The mass firing of blue-collar workers was part of the "Road Ahead" cutback plan prepared for HHC by the Deloitte consulting firm for $4 million. The judge rejected the plan as "arbitrary and capricious" and wrote that it "failed to employ a sound methodology" and did not properly analyze the impact of the layoffs on maintaining safe and sanitary conditions at New York City public hospitals.

"We are grateful the judge granted an injunction against the layoffs," said DC 37 Executive Director Lillian Roberts. "Our interests go beyond protecting members' jobs. The strength of this case rests with our desire as public workers to protect the health and safety of all New Yorkers - patients, staff and those who rely on city hospitals for care."

"The Deloitte study was really a numbers game," said DC 37 attorney Steve Sykes. "HHC never presented in court any actual analyses of workflow or how these layoffs would affect patient care and safety."

HHC's decision-making process was replete with "numerous and profound flaws," the judge wrote, and she ordered the corporation to re-evaluate its plan.
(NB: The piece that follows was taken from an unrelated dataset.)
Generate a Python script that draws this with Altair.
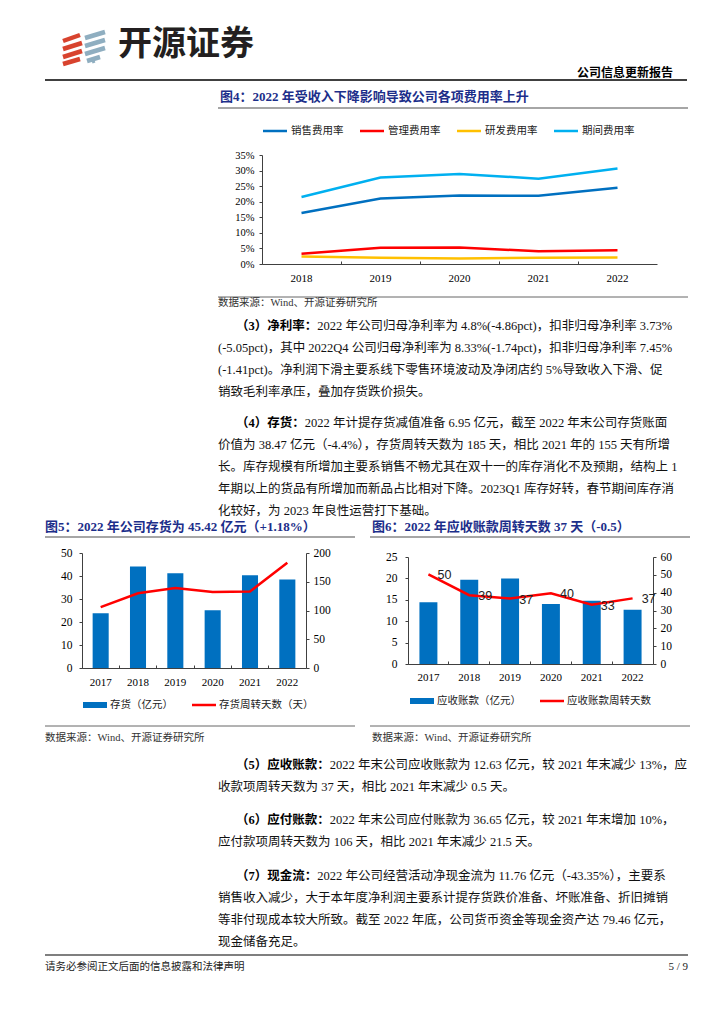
import altair as alt
import pandas as pd

W, H = 708, 1000

# ---------------- data ----------------
fee_years = ["2018", "2019", "2020", "2021", "2022"]
fee_series = ["销售费用率", "管理费用率", "研发费用率", "期间费用率"]
sales_fee_rate = [16.4, 21.0, 22.0, 21.9, 24.5]
admin_fee_rate = [3.3, 5.2, 5.3, 4.1, 4.4]
rd_fee_rate = [2.4, 2.0, 1.8, 2.0, 2.1]
period_fee_rate = [21.5, 27.8, 28.9, 27.4, 30.7]
fee_ticks = [0, 5, 10, 15, 20, 25, 30, 35]

bs_years = ["2017", "2018", "2019", "2020", "2021", "2022"]
inventory = [23.8, 44.1, 41.2, 25.1, 40.3, 38.5]
inventory_days = [106, 130, 139, 132, 133, 183]
inv_ticks = [0, 10, 20, 30, 40, 50]
inv_day_ticks = [0, 50, 100, 150, 200]

receivable = [14.4, 19.7, 20.0, 14.0, 14.8, 12.7]
receivable_days = [50.3, 38.6, 36.7, 39.7, 33.2, 36.8]
ar_ticks = [0, 5, 10, 15, 20, 25]
ar_day_ticks = [0, 10, 20, 30, 40, 50, 60]

# ---------------- texts ----------------
brand = "开源证券"
report_type = "公司信息更新报告"
fig4_title = "图4：2022 年受收入下降影响导致公司各项费用率上升"
fig5_title = "图5：2022 年公司存货为 45.42 亿元（+1.18%）"
fig6_title = "图6：2022 年应收账款周转天数 37 天（-0.5）"
source_text = "数据来源：Wind、开源证券研究所"
inv_legend = ["存货（亿元）", "存货周转天数（天）"]
ar_legend = ["应收账款（亿元）", "应收账款周转天数"]

para3_head = "（3）净利率："
para3 = [
    "2022 年公司归母净利率为 4.8%(-4.86pct)，扣非归母净利率 3.73%",
    "(-5.05pct)，其中 2022Q4 公司归母净利率为 8.33%(-1.74pct)，扣非归母净利率 7.45%",
    "(-1.41pct)。净利润下滑主要系线下零售环境波动及净闭店约 5%导致收入下滑、促",
    "销致毛利率承压，叠加存货跌价损失。",
]
para4_head = "（4）存货："
para4 = [
    "2022 年计提存货减值准备 6.95 亿元，截至 2022 年末公司存货账面",
    "价值为 38.47 亿元（-4.4%），存货周转天数为 185 天，相比 2021 年的 155 天有所增",
    "长。库存规模有所增加主要系销售不畅尤其在双十一的库存消化不及预期，结构上 1",
    "年期以上的货品有所增加而新品占比相对下降。2023Q1 库存好转，春节期间库存消",
    "化较好，为 2023 年良性运营打下基础。",
]
para5_head = "（5）应收账款："
para5 = [
    "2022 年末公司应收账款为 12.63 亿元，较 2021 年末减少 13%，应",
    "收款项周转天数为 37 天，相比 2021 年末减少 0.5 天。",
]
para6_head = "（6）应付账款："
para6 = [
    "2022 年末公司应付账款为 36.65 亿元，较 2021 年末增加 10%，",
    "应付款项周转天数为 106 天，相比 2021 年末减少 21.5 天。",
]
para7_head = "（7）现金流："
para7 = [
    "2022 年公司经营活动净现金流为 11.76 亿元（-43.35%），主要系",
    "销售收入减少，大于本年度净利润主要系计提存货跌价准备、坏账准备、折旧摊销",
    "等非付现成本较大所致。截至 2022 年底，公司货币资金等现金资产达 79.46 亿元，",
    "现金储备充足。",
]
footer_left = "请务必参阅正文后面的信息披露和法律声明"
footer_right = "5 / 9"

# ---------------- styles ----------------
SERIF = "Liberation Serif, Noto Sans CJK SC"
CJK = "Noto Sans CJK SC"
SANS = "Liberation Sans, Arial"
BLUE = "#0070C0"
RED = "#FF0000"
GOLD = "#FFC000"
SKY = "#00B0F0"
NAVY = "#1C2E8A"
TXT = "#111111"
BODY = 12.5

one = alt.Data(values=[{"k": 0}])


def txt(x, y, s, size=BODY, bold=False, color=TXT, align="left", font=SERIF):
    kw = dict(align=align, baseline="middle", font=font, fontSize=size, color=color)
    if bold:
        kw["fontWeight"] = "bold"
    return alt.Chart(one).mark_text(**kw).encode(
        x=alt.value(x), y=alt.value(y), text=alt.value(s)
    )


def rule(x1, y1, x2, y2, color, width):
    return alt.Chart(one).mark_rule(color=color, strokeWidth=width).encode(
        x=alt.value(x1), y=alt.value(y1), x2=alt.value(x2), y2=alt.value(y2)
    )


def rect(x1, y1, x2, y2, color):
    return alt.Chart(one).mark_rect(color=color).encode(
        x=alt.value(x1), y=alt.value(y1), x2=alt.value(x2), y2=alt.value(y2)
    )


def est_width(s, size):
    lat = {" ": 0.25, ".": 0.25, "%": 0.833, "(": 0.333, ")": 0.333, "-": 0.333}
    w = 0.0
    for c in s:
        if ord(c) > 0x2E80:
            w += 1.0
        else:
            w += lat.get(c, 0.5)
    return w * size


layers = []

# ---------------- header ----------------
for (a, b, c, d) in [(55, 33, 72, 27), (55, 41, 74, 35), (55, 49, 74, 43), (55, 56, 72, 51)]:
    layers.append(rule(a, b, c, d, "#D8432E", 4.5))
for (a, b, c, d) in [(77, 30, 97, 24), (77, 38, 97, 32), (77, 46, 97, 40), (79, 53, 92, 49)]:
    layers.append(rule(a, b, c, d, "#8FAEC0", 4.5))
layers.append(rule(84, 50, 86, 55, "#8FAEC0", 3))
layers.append(txt(110, 37, brand, size=34, bold=True, color="#231F20", font=CJK))
layers.append(txt(665, 65, report_type, size=12, bold=True, color="#000", align="right", font=CJK))
layers.append(rule(37, 72, 679, 72, "#000", 1.5))

# ---------------- figure 4 ----------------
layers.append(txt(212, 89, fig4_title, size=13, bold=True, color=NAVY))
layers.append(rule(210, 100, 680, 100, "#A6A6A6", 2))

legend_x = [255, 352, 449, 546]
colors4 = [BLUE, RED, GOLD, SKY]
for lx, name, col in zip(legend_x, fee_series, colors4):
    layers.append(rule(lx, 123, lx + 24, 123, col, 2.5))
    layers.append(txt(lx + 28, 123, name, size=10.5, color="#222", font=CJK))

df_fee = pd.DataFrame(
    [
        {"year": y, "series": s, "rate": v}
        for s, vals in zip(fee_series, [sales_fee_rate, admin_fee_rate, rd_fee_rate, period_fee_rate])
        for y, v in zip(fee_years, vals)
    ]
)
X1 = [254, 649]
Y1 = [256, 147]
x1_scale = alt.Scale(type="band", domain=fee_years, range=X1, paddingInner=0, paddingOuter=0)
y1_scale = alt.Scale(domain=[0, 35], range=Y1, nice=False, zero=True)

fee_lines = alt.Chart(df_fee).mark_line(strokeWidth=2.5).encode(
    x=alt.X(
        "year:O",
        scale=x1_scale,
        title=None,
        axis=alt.Axis(orient="bottom", offset=Y1[0] - H, ticks=False, bandPosition=0.5,
                      labelPadding=8, labelAngle=0),
    ),
    y=alt.Y(
        "rate:Q",
        scale=y1_scale,
        title=None,
        axis=alt.Axis(orient="left", offset=-X1[0], values=fee_ticks, labelExpr="datum.value + '%'",
                      tickSize=3, labelPadding=5, labelFontSize=10.5),
    ),
    color=alt.Color("series:N", scale=alt.Scale(domain=fee_series, range=colors4), legend=None),
)
fee_ticks_layer = alt.Chart(df_fee).mark_line(strokeOpacity=0).encode(
    x=alt.X(
        "year:O",
        scale=x1_scale,
        title=None,
        axis=alt.Axis(orient="top", offset=-Y1[0], labels=False, domain=False, tickSize=3, bandPosition=0),
    ),
    y=alt.Y("rate:Q", scale=y1_scale, axis=None),
    detail="series:N",
)
layers += [fee_ticks_layer, fee_lines]

layers.append(rule(210, 289, 680, 289, "#404040", 0.8))
layers.append(txt(210, 295, source_text, size=10.5, color="#333"))


# ---------------- paragraphs ----------------
def paragraph(head, lines, y0, head_x=228, body_x=210, lh=22):
    out = [txt(head_x, y0, head, bold=True, color="#000")]
    out.append(txt(head_x + est_width(head, BODY), y0, lines[0]))
    for i, line in enumerate(lines[1:], start=1):
        out.append(txt(body_x, y0 + i * lh, line))
    return out


layers += paragraph(para3_head, para3, 318)
layers += paragraph(para4_head, para4, 415)

# ---------------- figure 5 & 6 titles ----------------
layers.append(txt(37, 519, fig5_title, size=13, bold=True, color=NAVY))
layers.append(rule(37, 529, 347, 529, "#A6A6A6", 2))
layers.append(txt(364, 519, fig6_title, size=13, bold=True, color=NAVY))
layers.append(rule(362, 529, 682, 529, "#A6A6A6", 2))

# ---------------- figure 5 ----------------
df_inv = pd.DataFrame({"year": bs_years, "value": inventory, "days": inventory_days})
X5 = [74, 298]
Y5 = [660, 545]
inv_bars = alt.Chart(df_inv).mark_bar(color=BLUE).encode(
    x=alt.X(
        "year:O",
        title=None,
        scale=alt.Scale(type="band", domain=bs_years, range=X5, paddingInner=0.57, paddingOuter=0.285),
        axis=alt.Axis(orient="bottom", offset=Y5[0] - H, ticks=False, bandPosition=0.5, labelPadding=8,
                      labelAngle=0),
    ),
    y=alt.Y(
        "value:Q",
        title=None,
        scale=alt.Scale(domain=[0, 50], range=Y5, nice=False),
        axis=alt.Axis(orient="left", offset=-X5[0], values=inv_ticks, tickSize=3, labelPadding=7,
                      labelFontSize=11.5),
    ),
)
inv_line = alt.Chart(df_inv).mark_line(color=RED, strokeWidth=2.5).encode(
    x=alt.X(
        "year:O",
        title=None,
        scale=alt.Scale(type="band", domain=bs_years, range=X5, paddingInner=0, paddingOuter=0),
        axis=alt.Axis(orient="top", offset=-Y5[0], labels=False, domain=False, tickSize=3, bandPosition=0),
    ),
    y=alt.Y(
        "days:Q",
        title=None,
        scale=alt.Scale(domain=[0, 200], range=Y5, nice=False),
        axis=alt.Axis(orient="right", offset=X5[1] - W, values=inv_day_ticks, tickSize=3, labelPadding=4,
                      labelFontSize=11.5),
    ),
)
layers += [inv_bars, inv_line]
layers.append(rect(75, 694, 99, 700, BLUE))
layers.append(txt(102, 697, inv_legend[0], size=10.5, color="#222", font=CJK))
layers.append(rule(184, 697, 208, 697, RED, 2.5))
layers.append(txt(211, 697, inv_legend[1], size=10.5, color="#222", font=CJK))
layers.append(rule(37, 718, 347, 718, "#404040", 0.8))
layers.append(txt(37, 730, source_text, size=10.5, color="#333"))

# ---------------- figure 6 ----------------
df_ar = pd.DataFrame({"year": bs_years, "value": receivable, "days": receivable_days})
X6 = [400, 645]
Y6 = [656, 549]
band6 = alt.Scale(type="band", domain=bs_years, range=X6, paddingInner=0, paddingOuter=0)
days6 = alt.Scale(domain=[0, 60], range=Y6, nice=False)
ar_bars = alt.Chart(df_ar).mark_bar(color=BLUE).encode(
    x=alt.X(
        "year:O",
        title=None,
        scale=alt.Scale(type="band", domain=bs_years, range=X6, paddingInner=0.56, paddingOuter=0.28),
        axis=alt.Axis(orient="bottom", offset=Y6[0] - H, ticks=False, bandPosition=0.5, labelPadding=7,
                      labelAngle=0),
    ),
    y=alt.Y(
        "value:Q",
        title=None,
        scale=alt.Scale(domain=[0, 25], range=Y6, nice=False),
        axis=alt.Axis(orient="left", offset=-X6[0], values=ar_ticks, tickSize=3, labelPadding=8,
                      labelFontSize=11.5),
    ),
)
ar_line = alt.Chart(df_ar).mark_line(color=RED, strokeWidth=2.5).encode(
    x=alt.X(
        "year:O",
        title=None,
        scale=band6,
        axis=alt.Axis(orient="top", offset=-Y6[0], labels=False, domain=False, tickSize=3, bandPosition=0),
    ),
    y=alt.Y(
        "days:Q",
        title=None,
        scale=days6,
        axis=alt.Axis(orient="right", offset=X6[1] - W, values=ar_day_ticks, tickSize=3, labelPadding=4,
                      labelFontSize=11.5),
    ),
)
ar_labels = alt.Chart(df_ar).mark_text(
    font=SANS, fontSize=12.5, color="#222", align="center", baseline="middle", dx=16, dy=1
).encode(
    x=alt.X("year:O", scale=band6, axis=None),
    y=alt.Y("days:Q", scale=days6, axis=None),
    text=alt.Text("days:Q", format=".0f"),
)
layers += [ar_bars, ar_line, ar_labels]
layers.append(rect(402, 690, 426, 696, BLUE))
layers.append(txt(429, 693, ar_legend[0], size=10.5, color="#222", font=CJK))
layers.append(rule(532, 693, 556, 693, RED, 2.5))
layers.append(txt(559, 693, ar_legend[1], size=10.5, color="#222", font=CJK))
layers.append(rule(362, 718, 682, 718, "#404040", 0.8))
layers.append(txt(364, 730, source_text, size=10.5, color="#333"))

# ---------------- lower paragraphs ----------------
layers += paragraph(para5_head, para5, 757)
layers += paragraph(para6_head, para6, 812)
layers += paragraph(para7_head, para7, 868)

# ---------------- footer ----------------
layers.append(rule(37, 947, 680, 947, "#7F7F7F", 2))
layers.append(txt(37, 959, footer_left, size=10.5, color="#222"))
layers.append(txt(680, 959, footer_right, size=11, color="#222", align="right"))

chart = (
    alt.layer(*layers)
    .resolve_scale(x="independent", y="independent", color="independent")
    .properties(width=W, height=H, padding=0, autosize="none")
    .configure_view(strokeWidth=0)
    .configure_axis(
        grid=False,
        labelFont=SERIF,
        labelFontSize=11,
        labelColor="#000",
        domainColor="#404040",
        tickColor="#404040",
        domainWidth=1,
        tickWidth=1,
    )
)

chart.save("out.html", embed_options={"renderer": "svg", "actions": False})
DC 37 witnesses included hospital management experts and Local 924 Laborers Victor Maduro and George Caironi. The Laborers explained that HHC trains them to protect safety for patients, visitors and staff as they assist skilled trades employees in complying with fire, smoke and infection control standards.

"Staff reductions would leave much of the maintenance work undone," and would compromise the hospital's ability to meet state standards, Caironi said.

Safety jeopardized

HHC failed to include the unions to evaluate who would maintain the safety standards and handle snow removal and electrical and other crises after the layoffs, used no real guidelines to understand the work and time needed to complete vital tasks or maintain health and safety, the judge concluded. In fact, she said, "HHC had no rational reason" for the layoffs.

"We stopped the layoffs and the judge ruled that HHC must maintain safe conditions at their facilities," said Laborers Local 924 President Kyle Simmons. "Our coalition of labor unions beat back the city's attempt to replace our members with subpar services that would have jeopardized public health and safety.

We count this as a victory for all New Yorkers."